Tara Murray of Reprieve suggested that US drone strikes in Pakistan since 2004 are not so much about the ‘war on terror’ but the ‘war of terror’. There has been a big increase in their use under the Obama administration. She reported meeting with nearly 100 Pakistani families, mostly from the tribal areas, who have been affected by drone strikes. They live on constant fear, with children unable to attend school. Travelling and trade has been reduced and the economy depressed. Her organisation criticises the US for allowing the CIA the carry out drone attacks. “It is a covert civilian agency which lacks transparency and hence eludes investigation by human rights bodies” she said.
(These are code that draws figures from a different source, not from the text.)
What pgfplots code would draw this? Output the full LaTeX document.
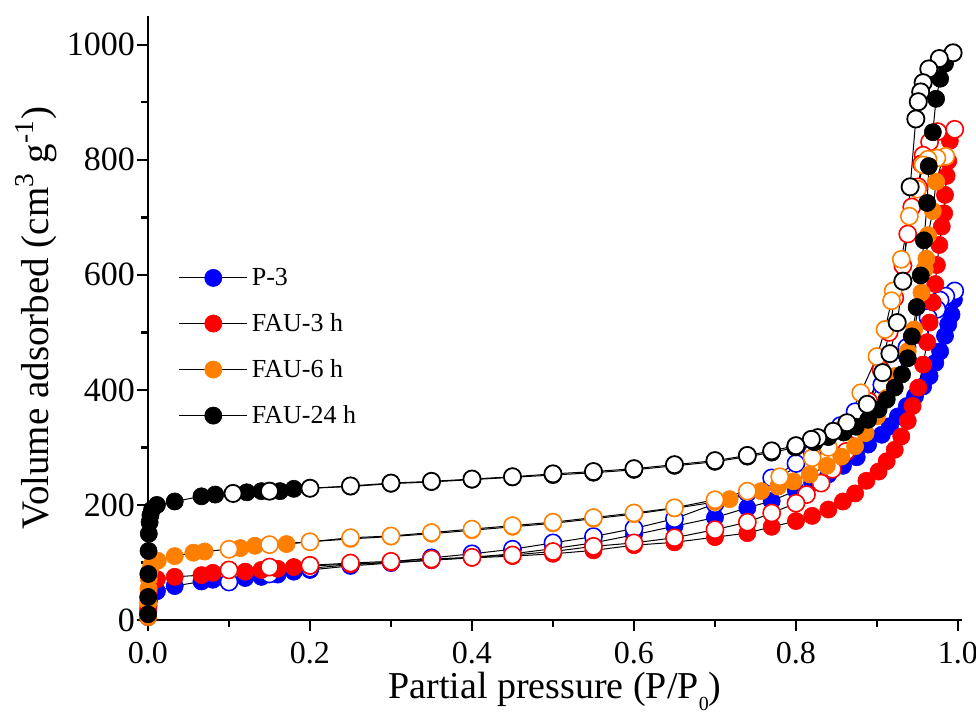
\documentclass[border=0pt]{standalone}
\usepackage{fontspec}
\setmainfont{Liberation Serif}
\usepackage{pgfplots}
\pgfplotsset{compat=1.18}
\definecolor{cblue}{RGB}{0,0,255}
\definecolor{cred}{RGB}{255,0,0}
\definecolor{corange}{RGB}{255,128,0}
\begin{document}
\begin{tikzpicture}
\begin{axis}[
  at={(0,0)}, anchor=south west,
  scale only axis, width=407pt, height=302pt,
  xmin=0, xmax=1.005, ymin=0, ymax=1050,
  axis x line*=bottom, axis y line*=left,
  axis line style={line width=1.3pt},
  xtick={0,0.2,0.4,0.6,0.8,1.0}, minor xtick={0.1,0.3,0.5,0.7,0.9},
  ytick={0,200,400,600,800,1000}, minor ytick={100,300,500,700,900},
  tick align=outside, major tick length=5.5pt, minor tick length=3.5pt,
  every tick/.style={line width=1.2pt, black},
  /pgf/number format/assume math mode=true,
  yticklabel style={font=\fontsize{17}{20}\selectfont},
  xticklabel style={font=\fontsize{16}{19}\selectfont},
  xticklabel style={yshift=-2pt, /pgf/number format/.cd, fixed, fixed zerofill, precision=1},
  yticklabel style={xshift=2.5pt, /pgf/number format/.cd, fixed, 1000 sep={}},
  xlabel={Partial pressure (P/P\raisebox{-0.3em}{\fontsize{10}{10}\selectfont 0})},
  ylabel={Volume adsorbed (cm\textsuperscript{3} g\textsuperscript{-1})},
  xlabel style={font=\fontsize{19}{23}\selectfont, at={(axis description cs:0.5,0)}, anchor=base, yshift=-39.5pt},
  ylabel style={font=\fontsize{19.5}{23}\selectfont, at={(axis description cs:-0.1376,0.5)}, anchor=center},
  legend style={at={(axis description cs:0.03,0.597)}, anchor=north west, draw=none, fill=none,
    font=\fontsize{13}{15}\selectfont, row sep=8.5pt},
  legend cell align=left,
  legend image code/.code={\draw[mark repeat=2,mark phase=2] plot coordinates {(0pt,0pt)(17pt,0pt)(34pt,0pt)};},
  every axis plot/.append style={line width=0.5pt, mark=*, mark size=4.3pt},
  clip=false,
]
% P-3 adsorption
\addplot[black, mark options={draw=cblue, fill=cblue, line width=0.3pt}] coordinates {
(0.0001,5)(0.0003,15)(0.0006,25)(0.001,33)(0.002,40)(0.004,45)(0.011,50)(0.033,59)(0.066,67)(0.08,70)(0.12,73)(0.14,75)(0.16,79)(0.18,84)(0.2,87)(0.25,94)(0.3,99)(0.35,104)(0.4,109)(0.45,115)(0.5,124)(0.55,134)(0.6,148)(0.65,163)(0.7,178)(0.74,195)(0.77,207)(0.8,225)(0.82,238)(0.84,253)(0.858,268)(0.875,283)(0.889,305)(0.906,322)(0.916,337)(0.926,354)(0.937,372)(0.947,389)(0.957,406)(0.965,424)(0.972,447)(0.978,467)(0.984,494)(0.988,514)(0.992,531)(0.995,557)};
\addlegendentry{P-3}
\addplot[forget plot, black, mark options={draw=cblue, fill=white, line width=0.8pt}] coordinates {
(0.996,572)(0.985,563)(0.978,556)(0.974,540)(0.963,526)(0.953,496)(0.937,474)(0.92,444)(0.906,409)(0.889,380)(0.873,362)(0.855,338)(0.838,311)(0.82,290)(0.8,272)(0.77,247)(0.74,221)(0.7,202)(0.65,176)(0.6,159)(0.55,145)(0.5,134)(0.45,123)(0.4,115)(0.35,108)(0.3,101)(0.25,96)(0.2,90)(0.15,80)(0.1,66)};
% FAU-3 h
\addplot[black, mark options={draw=cred, fill=cred, line width=0.3pt}] coordinates {
(0.0001,5)(0.0003,20)(0.0006,35)(0.001,48)(0.002,58)(0.004,65)(0.011,71)(0.033,75)(0.066,78)(0.08,82)(0.12,84)(0.14,87)(0.16,89)(0.18,92)(0.2,94)(0.25,97)(0.3,100)(0.35,104)(0.4,108)(0.45,111)(0.5,115)(0.55,121)(0.6,130)(0.65,135)(0.7,144)(0.74,151)(0.77,162)(0.8,172)(0.82,181)(0.84,192)(0.858,206)(0.873,220)(0.887,242)(0.902,258)(0.912,276)(0.922,296)(0.93,319)(0.938,346)(0.944,372)(0.951,404)(0.957,444)(0.962,483)(0.965,517)(0.969,552)(0.972,584)(0.974,617)(0.977,652)(0.98,684)(0.983,707)(0.984,739)(0.986,772)(0.988,798)(0.99,833)};
\addlegendentry{FAU-3 h}
\addplot[forget plot, black, mark options={draw=cred, fill=white, line width=0.8pt}] coordinates {
(0.996,853)(0.975,849)(0.965,831)(0.957,808)(0.955,793)(0.951,753)(0.943,718)(0.938,671)(0.932,616)(0.922,560)(0.915,500)(0.905,435)(0.89,380)(0.875,330)(0.862,293)(0.845,262)(0.831,238)(0.813,218)(0.8,203)(0.77,186)(0.74,170)(0.7,157)(0.65,143)(0.6,134)(0.55,128)(0.5,119)(0.45,113)(0.4,109)(0.35,106)(0.3,102)(0.25,99)(0.2,95)(0.15,92)(0.1,87)};
% FAU-6 h
\addplot[black, mark options={draw=corange, fill=corange, line width=0.3pt}] coordinates {
(0.0001,5)(0.0003,30)(0.0006,55)(0.001,72)(0.002,85)(0.004,95)(0.012,103)(0.033,111)(0.056,117)(0.07,119)(0.114,125)(0.132,129)(0.171,132)(0.2,136)(0.25,141)(0.3,145)(0.35,150)(0.4,156)(0.45,162)(0.5,168)(0.55,176)(0.6,184)(0.65,194)(0.7,205)(0.718,210)(0.757,224)(0.778,232)(0.797,241)(0.817,253)(0.838,268)(0.856,284)(0.873,302)(0.886,325)(0.9,354)(0.912,386)(0.922,424)(0.938,467)(0.946,505)(0.955,569)(0.959,610)(0.961,628)(0.963,669)(0.969,711)(0.973,762)(0.982,805)};
\addlegendentry{FAU-6 h}
\addplot[forget plot, black, mark options={draw=corange, fill=white, line width=0.8pt}] coordinates {
(0.985,806)(0.974,803)(0.963,801)(0.957,791)(0.95,749)(0.94,702)(0.93,627)(0.92,572)(0.918,555)(0.91,505)(0.9,458)(0.88,395)(0.86,335)(0.84,300)(0.82,282)(0.78,249)(0.74,224)(0.7,209)(0.65,195)(0.6,186)(0.55,178)(0.5,170)(0.45,164)(0.4,158)(0.35,152)(0.3,146)(0.25,143)(0.2,136)(0.15,131)(0.1,123)};
% FAU-24 h
\addplot[black, mark options={draw=black, fill=black, line width=0.3pt}] coordinates {
(0.0001,10)(0.0002,40)(0.0004,80)(0.0007,120)(0.001,150)(0.002,170)(0.003,182)(0.005,192)(0.011,200)(0.033,206)(0.066,215)(0.083,218)(0.122,222)(0.14,224)(0.163,224)(0.18,228)(0.2,229)(0.25,232)(0.3,237)(0.35,240)(0.4,244)(0.45,248)(0.5,252)(0.55,256)(0.6,261)(0.65,268)(0.7,275)(0.74,284)(0.77,291)(0.799,300)(0.823,309)(0.84,318)(0.859,326)(0.874,336)(0.889,348)(0.902,366)(0.912,383)(0.922,404)(0.931,427)(0.938,455)(0.943,493)(0.949,544)(0.954,599)(0.958,660)(0.962,725)(0.964,789)(0.969,848)(0.973,906)(0.978,941)(0.984,967)};
\addlegendentry{FAU-24 h}
\addplot[forget plot, black, mark options={draw=black, fill=white, line width=0.9pt}] coordinates {
(0.994,986)(0.977,976)(0.964,958)(0.957,934)(0.954,918)(0.951,901)(0.948,871)(0.941,753)(0.932,589)(0.925,517)(0.916,463)(0.907,430)(0.888,375)(0.863,343)(0.846,328)(0.827,317)(0.819,314)(0.8,303)(0.77,294)(0.74,286)(0.7,277)(0.65,270)(0.6,263)(0.55,258)(0.5,254)(0.45,249)(0.4,245)(0.35,241)(0.3,238)(0.25,233)(0.2,229)(0.15,224)(0.105,220)};
\end{axis}
\pgfresetboundingbox
\useasboundingbox (-74pt,-48pt) rectangle (414pt,310pt);
\end{tikzpicture}
\end{document}
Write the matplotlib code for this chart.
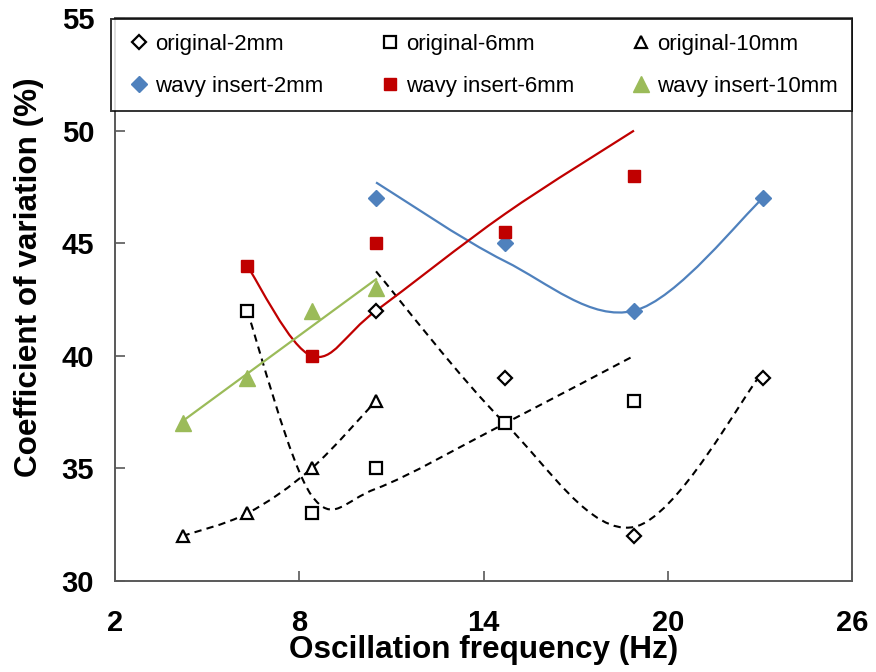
import numpy as np
import matplotlib
matplotlib.use("Agg")
import matplotlib.pyplot as plt
from matplotlib.path import Path
from matplotlib.patches import PathPatch

plt.rcParams['font.family'] = ['Liberation Sans', 'DejaVu Sans']

# measured data (frequency in Hz, coefficient of variation in %)
freq_o2 = [10.5, 14.7, 18.9, 23.1]
cv_o2 = [42, 39, 32, 39]
freq_o6 = [6.3, 8.4, 10.5, 14.7, 18.9]
cv_o6 = [42, 33, 35, 37, 38]
freq_o10 = [4.2, 6.3, 8.4, 10.5]
cv_o10 = [32, 33, 35, 38]
freq_w2 = [10.5, 14.7, 18.9, 23.1]
cv_w2 = [47, 45, 42, 47]
freq_w6 = [6.3, 8.4, 10.5, 14.7, 18.9]
cv_w6 = [44, 40, 45, 45.5, 48]
freq_w10 = [4.2, 6.3, 8.4, 10.5]
cv_w10 = [37, 39, 42, 43]

# fitted curves (smooth lines)
fit_o2 = [43.75, 37.0, 32.4, 39.3]
fit_o6 = [42.0, 33.8, 34.1, 37.0, 40.0]
fit_w2 = [47.7, 44.2, 42.0, 47.0]
fit_w6 = [44.0, 40.0, 42.0, 46.3, 50.0]

BLUE = '#4F81BD'
RED = '#C00000'
GREEN = '#9BBB59'


def smooth(ax, xs, ys, **kw):
    # excel-like smoothed line through the points, drawn as bezier path
    pts = np.column_stack([xs, ys]).astype(float)
    n = len(pts)
    verts = [pts[0]]
    codes = [Path.MOVETO]
    for i in range(n - 1):
        p0 = pts[i - 1] if i > 0 else pts[i]
        p1 = pts[i]
        p2 = pts[i + 1]
        p3 = pts[i + 2] if i + 2 < n else pts[i + 1]
        verts += [p1 + (p2 - p0) / 6, p2 - (p3 - p1) / 6, p2]
        codes += [Path.CURVE4] * 3
    patch = PathPatch(Path(verts, codes), fill=False, **kw)
    ax.add_patch(patch)


fig = plt.figure(figsize=(8.76, 6.72), dpi=100)
ax = fig.add_axes([0.1313, 0.1354, 0.8413, 0.8378])

dash = (0, (3.5, 2.5))
smooth(ax, freq_o2, fit_o2, color='black', lw=1.5, linestyle=dash)
smooth(ax, freq_o6, fit_o6, color='black', lw=1.5, linestyle=dash)
smooth(ax, freq_o10, cv_o10, color='black', lw=1.5, linestyle=dash)
smooth(ax, freq_w2, fit_w2, color=BLUE, lw=1.6)
smooth(ax, freq_w6, fit_w6, color=RED, lw=1.6)
k, b = np.polyfit(freq_w10, cv_w10, 1)
ax.plot([freq_w10[0], freq_w10[-1]], [k * freq_w10[0] + b, k * freq_w10[-1] + b],
        color=GREEN, lw=1.6)

o2, = ax.plot(freq_o2, cv_o2, 'D', ms=7, mfc='white', mec='black', mew=1.6,
              ls='none', label='original-2mm')
o6, = ax.plot(freq_o6, cv_o6, 's', ms=8, mfc='white', mec='black', mew=1.6,
              ls='none', label='original-6mm')
o10, = ax.plot(freq_o10, cv_o10, '^', ms=9, mfc='white', mec='black', mew=1.6,
               ls='none', label='original-10mm')
w2, = ax.plot(freq_w2, cv_w2, 'D', ms=8, color=BLUE, ls='none',
              label='wavy insert-2mm')
w6, = ax.plot(freq_w6, cv_w6, 's', ms=9, color=RED, ls='none',
              label='wavy insert-6mm')
w10, = ax.plot(freq_w10, cv_w10, '^', ms=11, color=GREEN, ls='none',
               label='wavy insert-10mm')

ax.set_xlim(2, 26)
ax.set_ylim(30, 55)
ax.set_xticks([2, 8, 14, 20, 26])
ax.set_yticks([30, 35, 40, 45, 50, 55])
ax.tick_params(direction='in', length=7, width=1.2, color='#595959',
               labelsize=21, top=False, right=False)
ax.tick_params(axis='x', pad=20)
ax.tick_params(axis='y', pad=15)
for lab in ax.get_xticklabels() + ax.get_yticklabels():
    lab.set_fontweight('bold')
for s in ax.spines.values():
    s.set_color('#595959')
    s.set_linewidth(1.4)

ax.set_xlabel('Oscillation frequency (Hz)', fontsize=22.7, fontweight='bold')
ax.set_ylabel('Coefficient of variation (%)', fontsize=22.7, fontweight='bold')
ax.xaxis.set_label_coords(0.5, -0.096)
ax.yaxis.set_label_coords(-0.097, 0.54)

leg = ax.legend([o2, w2, o6, w6, o10, w10],
                [h.get_label() for h in [o2, w2, o6, w6, o10, w10]],
                ncol=3, mode='expand', loc='upper left',
                bbox_to_anchor=(-0.005, 0.842, 1.005, 0.156),
                fontsize=16, frameon=True, fancybox=False, borderpad=0.65,
                labelspacing=0.95, handlelength=1.2, handletextpad=0.1,
                borderaxespad=0, columnspacing=1.0)
leg.get_frame().set_edgecolor('black')
leg.get_frame().set_linewidth(1.4)
leg.set_zorder(5)

fig.savefig('out.png', dpi=100)
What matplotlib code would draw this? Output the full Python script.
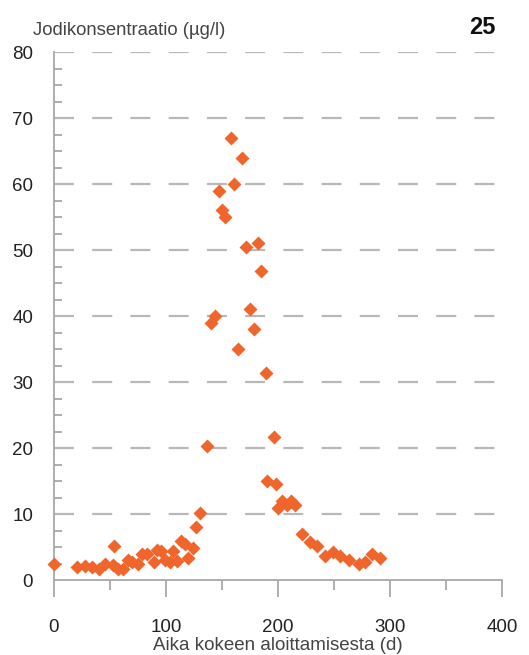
import matplotlib.pyplot as plt
from matplotlib.ticker import MultipleLocator

plt.rcParams['font.family'] = ['Liberation Sans', 'DejaVu Sans']

# days since start and measured iodine concentration
days = [0, 21, 28, 34, 40, 46, 53, 54, 57, 62, 66, 70, 75, 79, 83, 89, 92, 96,
        99, 104, 106, 110, 113, 117, 120, 124, 127, 130, 137, 140, 144, 147, 150,
        153, 158, 161, 164, 168, 171, 175, 179, 182, 185, 189, 190, 196, 198, 200,
        204, 208, 212, 215, 221, 229, 235, 242, 249, 255, 263, 272, 278, 284, 291]
conc = [2.4, 1.9, 2.1, 1.9, 1.6, 2.4, 2.2, 5.1, 1.7, 1.6, 3.1, 2.7, 2.4, 4.0,
        3.9, 2.8, 4.6, 4.4, 3.1, 2.7, 4.4, 2.9, 5.9, 5.5, 3.3, 4.8, 8.0, 10.1,
        20.3, 39.0, 40.0, 59.0, 56.0, 55.0, 67.0, 60.0, 35.0, 64.0, 50.5, 41.0,
        38.0, 51.0, 46.8, 31.3, 15.0, 21.7, 14.6, 10.9, 11.9, 11.3, 11.9, 11.3,
        6.9, 5.7, 5.1, 3.7, 4.2, 3.7, 3.1, 2.4, 2.8, 3.9, 3.4]

xticks = [0, 100, 200, 300, 400]
yticks = [0, 10, 20, 30, 40, 50, 60, 70, 80]

fig = plt.figure(figsize=(5.29, 6.55), dpi=100)
ax = fig.add_axes([0.102, 0.1145, 0.847, 0.806])

# dashed horizontal guides, stopping a little short of the right end
for y in yticks[1:]:
    ax.plot([0, 394], [y, y], color='#b8b8b8', lw=1.6, dashes=(9, 8.2), zorder=1)

ax.plot(days, conc, 'D', color='#f0652b', ms=7.3, mec='none', zorder=3, clip_on=False)

ax.set_xlim(0, 400)
ax.set_ylim(0, 80)
ax.set_xticks(xticks)
ax.set_yticks(yticks)
ax.xaxis.set_minor_locator(MultipleLocator(50))
ax.yaxis.set_minor_locator(MultipleLocator(2.5))

for s in ['top', 'right']:
    ax.spines[s].set_visible(False)
for s in ['left', 'bottom']:
    ax.spines[s].set_color('#a8a8a8')
    ax.spines[s].set_linewidth(1.3)

ax.tick_params(axis='x', which='major', direction='out', length=12, width=1.3,
               color='#a8a8a8', labelsize=13.5, labelcolor='#222222', pad=16)
ax.tick_params(axis='x', which='minor', direction='out', length=7, width=1.3,
               color='#a8a8a8')
ax.tick_params(axis='y', which='major', direction='in', length=0,
               labelsize=13.5, labelcolor='#222222', pad=15)
ax.tick_params(axis='y', which='minor', direction='in', length=6, width=1.3,
               color='#a8a8a8')

ax.set_xlabel('Aika kokeen aloittamisesta (d)', fontsize=13.5, color='#444444', labelpad=1)
fig.text(0.062, 0.953, 'Jodikonsentraatio (µg/l)', fontsize=13.3, color='#444444',
         ha='left', va='center')
fig.text(0.937, 0.958, '25', fontsize=17, fontweight='bold', color='#111111',
         ha='right', va='center')

plt.savefig('out.png', dpi=100)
Those who control drones “are prosecutor and jury all at the flick of a button” and “people can’t surrender to a drone”. She suggested, “there is also no measure for the terror and psychological damage being done to the millions of children and adults who are in the constant sights of these unmanned systems” she reported.

“Collateral damage is a horrible euphemism for dead, innocent civilians” reflected Dr Peter Lee, a Methodist Minister and Senior Air Power lecturer at Kings College, London and at the Royal Air Force College in Cranwell. Focusing on the ethical challenges to the use of drones, he expressed concern about the issue of senior operators of the drones b “desensitized” to violence, so far removed are they from the point of impact. He spoke of the “seductiveness” of aerial technology bombing and the political preference for “using military force without the body bags arriving back home”. He highlighted the incremental increase in “ethical degradation” since the Second World War, where we now tolerate enormous civilian casualties. 85% percent of Afghanistan’s casualties today are civilians.

Last week the Methodist Church challenged the use of drones in targeting suspected terrorists. In a debate at its annual Conference in Plymouth, the Church called upon the Government to urge the US to discontinue the practice. In a report on drone warfare presented to the Conference, policy experts note that in the wake of 9/11, the CIA has carried out a "persistent campaign" of targeted killings using unmanned aircraft in northern Pakistan.

The Methodists are concerned that a reliance on drones and other remotely operated weaponry will lead to an increase in armed intervention as the physical risk to troops is lowered. The Methodist Church's conclusions have drawn support from the United Reformed Church and the Baptist Union of Great Britain.

“The Pax Christi seminar on drones was eye opening” commented Bruce Kent, a Vice President of Pax Christi. He felt “these pilotless planes introduce a new impersonal form, not of warfare, but of assassination from the sky by remote control”. In his view, “they, and the dangers they bring, are yet another challenge to Christians to find non violent ways of resolving conflict in our world”.

Pat Gaffney, General Secretary of Pax Christi, said the seminar was “the beginning of a long process of work on drones”.